01.02.22
Carlos de Oliveira. À admiração por uma escrita absolutamente limpa, e à tristeza pelo esquecimento que hoje lhe é dedicado, junto um pequeníssimo laço : a sua relação com meu pai que era seu médico e quase amigo. Uma indiscrição inocente: o Carlos tinha medo de ir ao dentista e o meu pai, quando podia, ia com ele.
Num texto sobre todo "o escritor português marginalizado" - sofre biograficamente do complexo do iceberg: um terço visível, dois terços debaixo de água - , Carlos de Oliveira recorda, uma e outra vez, Afonso Duarte, o conimbricense de Ereira aposentado compulsivamente em 1932, da Escola Normal Primária ( resta-me a poesia, essa ninguém ma tira, dizia ele a Carlos de Oliveira).
Noutro fala sobre a crise primordial do mundo moderno ( isto nos anos 60) e do receio de um apocalipse pouco espectacular, interno, fundado na tecnocracia - a habituação passiva ao mecanismo - e na idolatria, a sufocante obsessão dos objectos.
Seria o Carlos de Oliveira um tremendista?
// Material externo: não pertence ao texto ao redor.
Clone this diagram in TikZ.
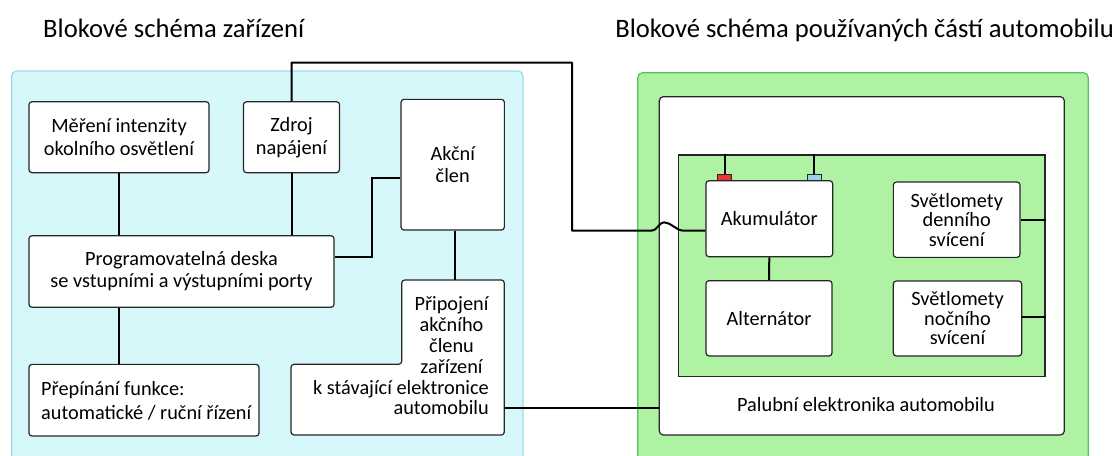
\documentclass[tikz,border=0pt]{standalone}
\usepackage{fontspec}
\setmainfont{Carlito}
\definecolor{cyanfill}{RGB}{214,248,250}
\definecolor{cyanedge}{RGB}{158,216,232}
\definecolor{greenfill}{RGB}{176,242,164}
\definecolor{greenedge}{RGB}{78,196,94}
\definecolor{termred}{RGB}{240,52,52}
\definecolor{termblue}{RGB}{158,208,232}
\newcommand\bodyfont{\fontsize{20.3}{23}\selectfont}
\newcommand\titlefont{\fontsize{26.6}{30}\selectfont}
\tikzset{
  blk/.style={draw=black!85, line width=1.2pt, fill=white, rounded corners=3pt,
              inner sep=0pt, align=center, font=\bodyfont},
  wire/.style={draw=black, line width=2pt},
  panel/.style={rounded corners=5pt, line width=1.2pt},
  term/.style={draw=black!85, line width=1pt, inner sep=0pt,
               minimum width=14pt, minimum height=6pt},
  txt/.style={inner sep=0pt, font=\bodyfont},
}
\begin{document}
\begin{tikzpicture}[x=1pt,y=-1pt]
\useasboundingbox (0,0) rectangle (1118,455);
\clip (0,0) rectangle (1118,455);

% titles
\node[inner sep=0pt, anchor=base west, font=\titlefont] (t1) at (43,37.7) {Blokové schéma zařízení};
\node[inner sep=0pt, anchor=base east, font=\titlefont] (t2) at (1114,37.7) {Blokové schéma používaných částí automobilu};

% background panels
\draw[panel, fill=cyanfill, draw=cyanedge] (11.7,71) rectangle (523,480);
\draw[panel, fill=greenfill, draw=greenedge] (637.7,72.7) rectangle (1088.3,480);

% car electronics
\node[draw=black!85, line width=1.2pt, fill=white, rounded corners=4pt,
      minimum width=405pt, minimum height=338.3pt, inner sep=0pt] (deck) at (861.8,265.85) {};
\node[draw=black!85, line width=1.2pt, fill=greenfill,
      minimum width=366.7pt, minimum height=221.7pt, inner sep=0pt] (bus) at (861.65,265.85) {};
\node[txt] (decktxt) at (866,405) {Palubní elektronika automobilu};

\node[blk, minimum width=126.7pt, minimum height=76pt] (akum) at (769.3,218.7) {Akumulátor};
\node[blk, minimum width=126pt, minimum height=75.3pt] (alt) at (769,318.3) {Alternátor};
\node[blk, minimum width=126.7pt, minimum height=75.3pt,
      font=\fontsize{20.3}{19.5}\selectfont] (day) at (956.7,219.7) {Světlomety\\denního\\svícení};
\node[blk, minimum width=128.4pt, minimum height=75pt,
      font=\fontsize{20.3}{19.5}\selectfont] (night) at (957.5,318.5) {Světlomety\\nočního\\svícení};

\node[term, fill=termred] (plus) at (724.7,177.3) {};
\node[term, fill=termblue] (minus) at (814.2,177.3) {};

\draw[wire] (plus.north) -- (plus.north |- bus.north);
\draw[wire] (minus.north) -- (minus.north |- bus.north);
\draw[wire] (akum.south) -- (alt.north);
\draw[wire] (day.east) -- (day.east -| bus.east);
\draw[wire] (night.east |- 0,316.7) -- (bus.east |- 0,316.7);

% device blocks
\node[blk, minimum width=180pt, minimum height=71pt] (mer) at (119,137.2) {Měření intenzity\\okolního osvětlení};
\node[blk, minimum width=96pt, minimum height=71pt] (zdroj) at (291.5,137.2) {Zdroj\\napájení};
\node[blk, minimum width=103.3pt, minimum height=130.7pt,
      font=\fontsize{20.3}{22.3}\selectfont] (akcni) at (452.7,164.7) {Akční\\člen};
\node[blk, minimum width=305pt, minimum height=71.6pt,
      font=\fontsize{20.3}{22}\selectfont] (prog) at (181.5,271.5) {Programovatelná deska\\se vstupními a výstupními porty};
\node[blk, minimum width=230pt, minimum height=71.7pt] (prep) at (144,400.2) {};
\node[txt, align=left, anchor=west, font=\fontsize{20.3}{24}\selectfont] (preptxt) at (41,400.5)
  {Přepínání funkce:\\automatické / ruční řízení};

% L-shaped connection block
\coordinate (conTop) at (455,280);
\coordinate (conOut) at (504.3,408.3);
\draw[draw=black!85, line width=1.2pt, fill=white, rounded corners=3pt]
  (401.7,280) -- (504.3,280) -- (504.3,435) -- (291,435) -- (291,364.3)
  -- (401.7,364.3) -- cycle;
\node[txt, align=center, font=\fontsize{20.3}{21}\selectfont] (conA) at (451.5,335)
  {Připojení\\akčního\\členu\\zařízení};
\node[txt, align=right, anchor=east, font=\fontsize{20.3}{20.7}\selectfont] (conB) at (489,397.4)
  {k stávající elektronice\\automobilu};

% device wiring
\draw[wire] (mer.south) -- (mer.south |- prog.north);
\draw[wire] (zdroj.south) -- (zdroj.south |- prog.north);
\draw[wire] (prog.south -| mer.south) -- (prep.north -| mer.south);
\draw[wire] (prog.east |- 0,257.3) -| (371.7,177.7) -- (akcni.west |- 0,177.7);
\draw[wire] (akcni.south -| conTop) -- (conTop);
\draw[wire] (conOut) -- (deck.west |- conOut);

% supply line to the battery, hopping over the panel edge
\draw[wire, line join=round] (zdroj.north) |- (572,62.7) |- (651.7,230.7)
  .. controls (657,230.7) and (659,222.3) .. (664,222.3)
  .. controls (671,222.3) and (676,230.7) .. (684,230.7)
  -- (akum.west |- 0,230.7);
\end{tikzpicture}
\end{document}
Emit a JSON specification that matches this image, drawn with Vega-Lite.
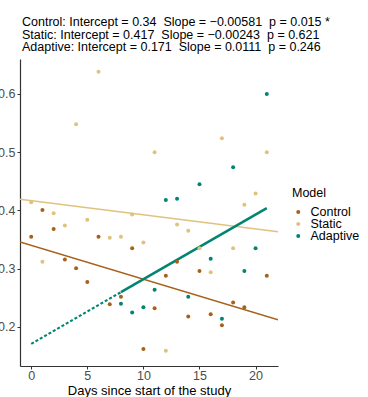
{
  "$schema": "https://vega.github.io/schema/vega-lite/v6.json",
  "autosize": {"type": "none"},
  "width": 258,
  "height": 307,
  "padding": {"left": 20, "top": 59, "right": 90, "bottom": 31},
  "background": "white",
  "title": {
    "text": [
      "Control: Intercept = 0.34 \u00a0Slope = −0.00581 \u00a0p = 0.015 *",
      "Static: Intercept = 0.417 \u00a0Slope = −0.00243 \u00a0p = 0.621",
      "Adaptive: Intercept = 0.171 \u00a0Slope = 0.0111 \u00a0p = 0.246"
    ],
    "anchor": "start",
    "frame": "group",
    "dx": 2,
    "offset": 5,
    "font": "Liberation Sans",
    "fontSize": 12.5,
    "fontWeight": "normal",
    "lineHeight": 12.7,
    "color": "black"
  },
  "datasets": {
    "pts": [
      {"Model": "Control", "day": 0, "value": 0.355},
      {"Model": "Control", "day": 1, "value": 0.401},
      {"Model": "Control", "day": 2, "value": 0.368},
      {"Model": "Control", "day": 3, "value": 0.316},
      {"Model": "Control", "day": 4, "value": 0.301},
      {"Model": "Control", "day": 5, "value": 0.277},
      {"Model": "Control", "day": 6, "value": 0.355},
      {"Model": "Control", "day": 7, "value": 0.239},
      {"Model": "Control", "day": 8, "value": 0.252},
      {"Model": "Control", "day": 9, "value": 0.335},
      {"Model": "Control", "day": 10, "value": 0.162},
      {"Model": "Control", "day": 11, "value": 0.232},
      {"Model": "Control", "day": 12, "value": 0.288},
      {"Model": "Control", "day": 13, "value": 0.312},
      {"Model": "Control", "day": 14, "value": 0.218},
      {"Model": "Control", "day": 15, "value": 0.296},
      {"Model": "Control", "day": 16, "value": 0.222},
      {"Model": "Control", "day": 17, "value": 0.203},
      {"Model": "Control", "day": 18, "value": 0.242},
      {"Model": "Control", "day": 19, "value": 0.234},
      {"Model": "Control", "day": 21, "value": 0.288},
      {"Model": "Static", "day": 0, "value": 0.414},
      {"Model": "Static", "day": 1, "value": 0.312},
      {"Model": "Static", "day": 2, "value": 0.395},
      {"Model": "Static", "day": 3, "value": 0.374},
      {"Model": "Static", "day": 4, "value": 0.548},
      {"Model": "Static", "day": 5, "value": 0.384},
      {"Model": "Static", "day": 6, "value": 0.638},
      {"Model": "Static", "day": 7, "value": 0.353},
      {"Model": "Static", "day": 8, "value": 0.355},
      {"Model": "Static", "day": 9, "value": 0.393},
      {"Model": "Static", "day": 10, "value": 0.345},
      {"Model": "Static", "day": 11, "value": 0.5},
      {"Model": "Static", "day": 12, "value": 0.159},
      {"Model": "Static", "day": 13, "value": 0.376},
      {"Model": "Static", "day": 14, "value": 0.365},
      {"Model": "Static", "day": 15, "value": 0.335},
      {"Model": "Static", "day": 16, "value": 0.294},
      {"Model": "Static", "day": 17, "value": 0.524},
      {"Model": "Static", "day": 18, "value": 0.335},
      {"Model": "Static", "day": 19, "value": 0.41},
      {"Model": "Static", "day": 20, "value": 0.429},
      {"Model": "Static", "day": 21, "value": 0.5},
      {"Model": "Adaptive", "day": 8, "value": 0.24},
      {"Model": "Adaptive", "day": 9, "value": 0.225},
      {"Model": "Adaptive", "day": 10, "value": 0.234},
      {"Model": "Adaptive", "day": 11, "value": 0.264},
      {"Model": "Adaptive", "day": 12, "value": 0.418},
      {"Model": "Adaptive", "day": 13, "value": 0.42},
      {"Model": "Adaptive", "day": 14, "value": 0.252},
      {"Model": "Adaptive", "day": 15, "value": 0.445},
      {"Model": "Adaptive", "day": 16, "value": 0.317},
      {"Model": "Adaptive", "day": 17, "value": 0.214},
      {"Model": "Adaptive", "day": 18, "value": 0.474},
      {"Model": "Adaptive", "day": 19, "value": 0.296},
      {"Model": "Adaptive", "day": 20, "value": 0.335},
      {"Model": "Adaptive", "day": 21, "value": 0.6}
    ],
    "fits": [
      {"Model": "Control", "seg": "solid", "day": -1, "value": 0.3458},
      {"Model": "Control", "seg": "solid", "day": 22, "value": 0.2122},
      {"Model": "Static", "seg": "solid", "day": -1, "value": 0.4194},
      {"Model": "Static", "seg": "solid", "day": 22, "value": 0.3635},
      {"Model": "Adaptive", "seg": "dashed", "day": 0, "value": 0.171},
      {"Model": "Adaptive", "seg": "dashed", "day": 8, "value": 0.2598},
      {"Model": "Adaptive", "seg": "solid", "day": 8, "value": 0.2598},
      {"Model": "Adaptive", "seg": "solid", "day": 21, "value": 0.4041}
    ]
  },
  "encoding": {
    "x": {
      "field": "day", "type": "quantitative",
      "scale": {"domain": [-1, 22], "nice": false, "zero": false},
      "axis": {"values": [0, 5, 10, 15, 20], "title": "Days since start of the study", "labelPadding": 0, "titlePadding": 3}
    },
    "y": {
      "field": "value", "type": "quantitative",
      "scale": {"domain": [0.133, 0.66], "nice": false, "zero": false},
      "axis": {"values": [0.2, 0.3, 0.4, 0.5, 0.6], "title": null, "format": ".1f"}
    },
    "color": {
      "field": "Model", "type": "nominal",
      "scale": {"domain": ["Control", "Static", "Adaptive"], "range": ["#a6611a", "#dfc27d", "#018571"]},
      "legend": {
        "orient": "none", "legendX": 272, "legendY": 128,
        "title": "Model", "symbolType": "circle", "symbolSize": 16,
        "symbolStrokeWidth": 0, "rowPadding": -2, "clipHeight": 11, "labelOffset": 6, "titlePadding": 7
      }
    }
  },
  "layer": [
    {
      "data": {"name": "fits"},
      "transform": [{"filter": "datum.Model !== 'Adaptive'"}],
      "mark": {"type": "line", "strokeWidth": 1.5, "clip": true},
      "encoding": {"detail": {"field": "Model"}}
    },
    {
      "data": {"name": "fits"},
      "transform": [{"filter": "datum.Model === 'Adaptive' && datum.seg === 'solid'"}],
      "mark": {"type": "line", "strokeWidth": 2.5}
    },
    {
      "data": {"name": "fits"},
      "transform": [{"filter": "datum.Model === 'Adaptive' && datum.seg === 'dashed'"}],
      "mark": {"type": "line", "strokeWidth": 2.2, "strokeDash": [3, 2]}
    },
    {
      "data": {"name": "pts"},
      "mark": {"type": "circle", "size": 16, "opacity": 1}
    }
  ],
  "config": {
    "font": "Liberation Sans",
    "view": {"stroke": null},
    "axis": {
      "grid": false,
      "domainColor": "#333333",
      "domainWidth": 1.2,
      "tickColor": "#333333",
      "tickSize": 3,
      "labelFont": "Liberation Sans",
      "labelFontSize": 12.5,
      "labelColor": "#4d4d4d",
      "labelPadding": 2,
      "titleFont": "Liberation Sans",
      "titleFontSize": 13,
      "titleFontWeight": "normal",
      "titleColor": "black"
    },
    "legend": {
      "titleFont": "Liberation Sans",
      "titleFontSize": 12.5,
      "titleFontWeight": "normal",
      "titleColor": "black",
      "labelFont": "Liberation Sans",
      "labelFontSize": 12.5,
      "labelColor": "black"
    }
  }
}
Não me cheira. O parágrafo citado é suave – apocalipse pouco espectacular, habituação passiva – e desiludido. Talvez apenas isso, desiludido. Acontece com a idade e eu, anónimo pouco cidadão, não escapo. O nosso mundo da velhice mais ou menos precoce nunca é o nosso mundo. É um planeta com habitantes parecidos mas costumes diferentes.
A sufocante obsessão dos objectos já é diferente. O triunfo da vontade do consumidor - a base do capitalismo, que nos conhece de ginjeira – não poderia desembocar noutro lado. Bem, talvez sempre tenha sido assim, só que dantes as massas não tinham os tais objectos. Coisas do capitalismo.